Maar als een quark vervalt tot andere deeltjes, dan geeft hij die deeltjes quantumeigenschappen mee die het zelf ooit had. Door de eigenschappen van deze brokstukdeeltjes van het topquark en het anti-topquark te meten, kunnen de onderzoekers terugrekenen wat de eigenschappen van de quarks waren. Daaruit kunnen ze afleiden of de twee ooit eigenschappen deelden en dus verstrengeld waren.

De onderzoekers analyseerden met twee verschillende LHC-detectoren (ATLAS en CMS) ongeveer een miljoen waarnemingen van de brokstukken die afkomstig leken van topquark-paren.
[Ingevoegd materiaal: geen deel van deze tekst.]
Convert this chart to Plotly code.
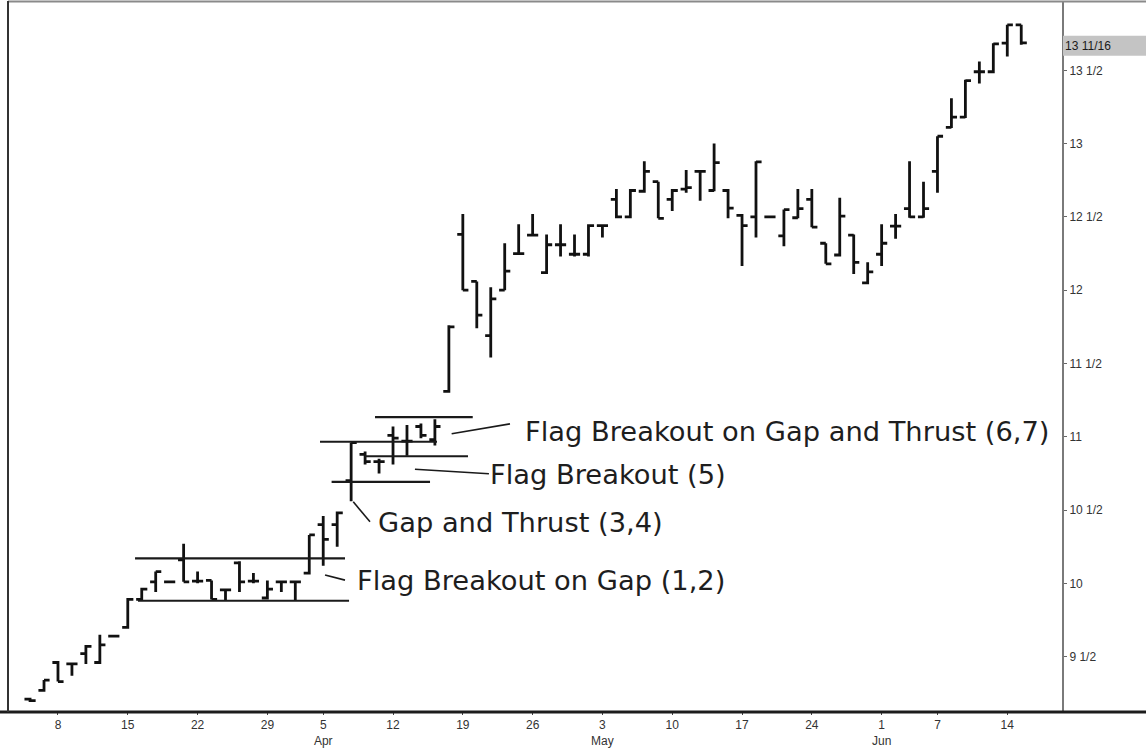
import plotly.graph_objects as go

# ---------------- data ----------------
dates = [
    "1999-03-04", "1999-03-05", "1999-03-08", "1999-03-09", "1999-03-10", "1999-03-11", "1999-03-12",
    "1999-03-15", "1999-03-16", "1999-03-17", "1999-03-18", "1999-03-19",
    "1999-03-22", "1999-03-23", "1999-03-24", "1999-03-25", "1999-03-26",
    "1999-03-29", "1999-03-30", "1999-03-31", "1999-04-01",
    "1999-04-05", "1999-04-06", "1999-04-07", "1999-04-08", "1999-04-09",
    "1999-04-12", "1999-04-13", "1999-04-14", "1999-04-15", "1999-04-16",
    "1999-04-19", "1999-04-20", "1999-04-21", "1999-04-22", "1999-04-23",
    "1999-04-26", "1999-04-27", "1999-04-28", "1999-04-29", "1999-04-30",
    "1999-05-03", "1999-05-04", "1999-05-05", "1999-05-06", "1999-05-07",
    "1999-05-10", "1999-05-11", "1999-05-12", "1999-05-13", "1999-05-14",
    "1999-05-17", "1999-05-18", "1999-05-19", "1999-05-20", "1999-05-21",
    "1999-05-24", "1999-05-25", "1999-05-26", "1999-05-27", "1999-05-28",
    "1999-06-01", "1999-06-02", "1999-06-03", "1999-06-04",
    "1999-06-07", "1999-06-08", "1999-06-09", "1999-06-10", "1999-06-11",
    "1999-06-14", "1999-06-15",
]
opens = [
    9.21, 9.27, 9.46, 9.45, 9.52, 9.46, 9.64,
    9.70, 9.89, 10.01, 10.01, 10.16,
    10.015, 10.02, 9.955, 10.14, 10.015,
    9.90, 10.01, 10.01, 10.07,
    10.40, 10.40, 10.70, 10.88, 10.83,
    11.01, 10.97, 11.07, 10.98, 11.31,
    12.38, 12.06, 11.69, 12.00, 12.25,
    12.375, 12.12, 12.31, 12.245, 12.245,
    12.44, 12.62, 12.50, 12.675, 12.74,
    12.62, 12.69, 12.81, 12.68, 12.68,
    12.51, 12.50, 12.50, 12.37, 12.494,
    12.62, 12.32, 12.24, 12.375, 12.05,
    12.245, 12.437, 12.556, 12.50,
    12.81, 13.11, 13.18, 13.49, 13.49,
    13.685, 13.81,
]
highs = [
    9.22, 9.34, 9.47, 9.46, 9.58, 9.65, 9.65,
    9.90, 9.97, 10.08, 10.02, 10.27,
    10.08, 10.02, 9.96, 10.15, 10.07,
    10.02, 10.01, 10.02, 10.33,
    10.46, 10.49, 10.96, 10.90, 10.85,
    11.07, 11.08, 11.09, 11.12, 11.76,
    12.52, 12.06, 12.02, 12.32, 12.45,
    12.52, 12.38, 12.45, 12.38, 12.45,
    12.44, 12.69, 12.69, 12.88, 12.74,
    12.69, 12.82, 12.815, 13.00, 12.69,
    12.52, 12.88, 12.51, 12.55, 12.69,
    12.69, 12.32, 12.63, 12.38, 12.19,
    12.45, 12.52, 12.88, 12.74,
    13.05, 13.31, 13.435, 13.56, 13.685,
    13.81, 13.81,
]
lows = [
    9.19, 9.26, 9.33, 9.37, 9.45, 9.45, 9.63,
    9.69, 9.88, 9.94, 10.00, 10.01,
    10.00, 9.89, 9.88, 9.94, 10.00,
    9.89, 9.94, 9.88, 10.06,
    10.12, 10.25, 10.56, 10.81, 10.75,
    10.81, 10.87, 10.99, 10.94, 11.30,
    12.00, 11.74, 11.54, 12.00, 12.245,
    12.37, 12.11, 12.23, 12.23, 12.23,
    12.36, 12.49, 12.49, 12.665, 12.49,
    12.54, 12.665, 12.61, 12.675, 12.49,
    12.165, 12.36, 12.49, 12.30, 12.49,
    12.43, 12.18, 12.23, 12.11, 12.04,
    12.165, 12.35, 12.494, 12.494,
    12.665, 13.107, 13.175, 13.41, 13.48,
    13.594, 13.674,
]
closes = [
    9.20, 9.34, 9.33, 9.45, 9.57, 9.58, 9.64,
    9.89, 9.96, 10.08, 10.01, 10.01,
    10.015, 9.89, 9.955, 10.01, 10.015,
    9.96, 10.01, 10.01, 10.33,
    10.30, 10.48, 10.96, 10.83, 10.83,
    10.99, 10.97, 11.01, 11.07, 11.75,
    12.00, 11.83, 11.94, 12.13, 12.25,
    12.375, 12.31, 12.31, 12.245, 12.44,
    12.44, 12.50, 12.68, 12.81, 12.49,
    12.68, 12.70, 12.81, 12.87, 12.56,
    12.44, 12.875, 12.50, 12.55, 12.556,
    12.43, 12.18, 12.505, 12.19, 12.125,
    12.32, 12.437, 12.50, 12.556,
    13.05, 13.18, 13.43, 13.49, 13.68,
    13.81, 13.6875,
]

week_tick_dates = ["1999-03-08", "1999-03-15", "1999-03-22", "1999-03-29", "1999-04-05",
                   "1999-04-12", "1999-04-19", "1999-04-26", "1999-05-03", "1999-05-10",
                   "1999-05-17", "1999-05-24", "1999-06-01", "1999-06-07", "1999-06-14"]
week_tick_labels = ["8", "15", "22", "29", "5<br>Apr", "12", "19", "26", "3<br>May", "10",
                    "17", "24", "1<br>Jun", "7", "14"]

price_ticks = [9.5, 10, 10.5, 11, 11.5, 12, 12.5, 13, 13.5]
price_tick_labels = ["9 1/2", "10", "10 1/2", "11", "11 1/2", "12", "12 1/2", "13", "13 1/2"]
last_price = 13.6875
last_price_label = "13 11/16"

# flag boundary lines: level, start/end (trading-day position)
flag_levels = [10.170, 9.881, 11.134, 10.966, 10.867, 10.692]
flag_starts = [7.52, 7.73, 24.71, 20.77, 23.99, 21.6]
flag_ends = [22.56, 22.85, 31.71, 29.15, 31.37, 28.65]

# callouts
note_texts = ["Flag Breakout on Gap and Thrust (6,7)", "Flag Breakout (5)",
              "Gap and Thrust (3,4)", "Flag Breakout on Gap (1,2)"]
note_x = [35.3, 32.8, 24.8, 23.3]
note_y = [11.034, 10.741, 10.415, 10.020]
leader_x0 = [30.2, 27.57, 23.15, 21.13]
leader_y0 = [11.02, 10.778, 10.556, 10.057]
leader_x1 = [34.38, 32.87, 24.35, 22.56]
leader_y1 = [11.088, 10.748, 10.42, 10.022]

# ---------------- figure ----------------
fig = go.Figure()
fig.add_trace(go.Ohlc(
    x=dates, open=opens, high=highs, low=lows, close=closes,
    increasing=dict(line=dict(color="#111111", width=2.8)),
    decreasing=dict(line=dict(color="#111111", width=2.8)),
    tickwidth=0.4, showlegend=False, hoverinfo="skip",
))

shapes = []
for lv, x0, x1 in zip(flag_levels, flag_starts, flag_ends):
    shapes.append(dict(type="line", xref="x", yref="y", x0=x0, x1=x1, y0=lv, y1=lv,
                       line=dict(color="#1a1a1a", width=2.2)))
for x0, y0, x1, y1 in zip(leader_x0, leader_y0, leader_x1, leader_y1):
    shapes.append(dict(type="line", xref="x", yref="y", x0=x0, x1=x1, y0=y0, y1=y1,
                       line=dict(color="#1a1a1a", width=1.6)))

W, H = 1146, 750
ml, mr, mt, mb = 8, 84, 2, 37
pw = W - ml - mr
ph = H - mt - mb
# frame
shapes.append(dict(type="line", xref="paper", yref="paper", x0=-ml / pw, x1=(W - ml) / pw,
                   y0=-1 / ph, y1=-1 / ph, line=dict(color="#1c1c1c", width=3)))
shapes.append(dict(type="line", xref="paper", yref="paper", x0=0, x1=(W - ml) / pw,
                   y0=1 + 0.5 / ph, y1=1 + 0.5 / ph, line=dict(color="#8a8a8a", width=2)))
shapes.append(dict(type="line", xref="paper", yref="paper", x0=0, x1=0,
                   y0=-1 / ph, y1=1 + 1 / ph, line=dict(color="#333333", width=2)))
# highlight box for last price label
shapes.append(dict(type="rect", xref="paper", yref="y", x0=1 + 1 / pw, x1=(W - ml) / pw,
                   y0=last_price - 13 / 147, y1=last_price + 7 / 147,
                   fillcolor="#c4c4c4", line=dict(width=0), layer="above"))

annotations = []
for t, x, y in zip(note_texts, note_x, note_y):
    annotations.append(dict(text=t, x=x, y=y, xref="x", yref="y", xanchor="left", yanchor="middle",
                            showarrow=False, font=dict(family="DejaVu Sans", size=27.3, color="#1e1e1e")))
annotations.append(dict(text=last_price_label, x=1, y=last_price, xref="paper", yref="y",
                        xanchor="left", yanchor="middle", showarrow=False, xshift=1, yshift=-3,
                        font=dict(family="Liberation Sans Narrow, Liberation Sans, Arial", size=12,
                                  color="#1a1a1a")))

tick_font = dict(family="Liberation Sans Narrow, Liberation Sans, Arial", size=12, color="#333333")
fig.update_layout(
    width=W, height=H,
    margin=dict(l=ml, r=mr, t=mt, b=mb),
    paper_bgcolor="white", plot_bgcolor="white",
    shapes=shapes, annotations=annotations,
    xaxis=dict(type="category", range=[-1.58, 73.92], rangeslider=dict(visible=False),
               showgrid=False, zeroline=False, showline=False,
               tickmode="array", tickvals=week_tick_dates, ticktext=week_tick_labels,
               ticks="outside", ticklen=3, tickcolor="#444", tickfont=tick_font),
    yaxis=dict(side="right", range=[9.129, 13.966], showgrid=False, zeroline=False,
               showline=True, linecolor="#7a7a7a", linewidth=2,
               tickmode="array", tickvals=price_ticks, ticktext=price_tick_labels,
               ticks="outside", ticklen=3, tickcolor="#666", tickfont=tick_font),
)

fig.write_html("out.html", config={"displayModeBar": False},
               post_script="document.body.style.margin='0';document.body.style.overflow='hidden';")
Daarmee bevestigden ze dat er ook bij topquarks sprake is van verstrengeling, zelfs bij de extreem hoge energieën en chaos van de deeltjesbotsingen in de LHC.

Verwacht

Iedereen ging ervan uit dat verstrengeling voor zou komen bij quarks. ‘De waarneming is niet onverwacht. Het zou zelfs een enorme verrassing zijn geweest om te ontdekken dat het paar niet verstrengeld was’, schrijft natuurkundige Martin Hentschinski van de Universiteit van Amerika, Puebla in Mexico, in een bijbehorend News and views-artikel in Nature. ‘Maar om verstrengeling waar te nemen bij zulke hoge energieën is een verbazingwekkende prestatie – des te meer omdat het werd gedetecteerd in een quarkpaar, de fundamentele deeltjes waaruit alle atoomkernen bestaan.’

‘Deze analyse bevestigt niet alleen onze voorspellingen, maar opent ook nieuwe wegen voor het onderzoeken van quantumverstrengeling in de hoge-energie deeltjesfysica’, zegt natuurkundige Clara Nellist, van het Nikhef in Amsterdam, die als subcoördinator betrokken was bij het onderzoek.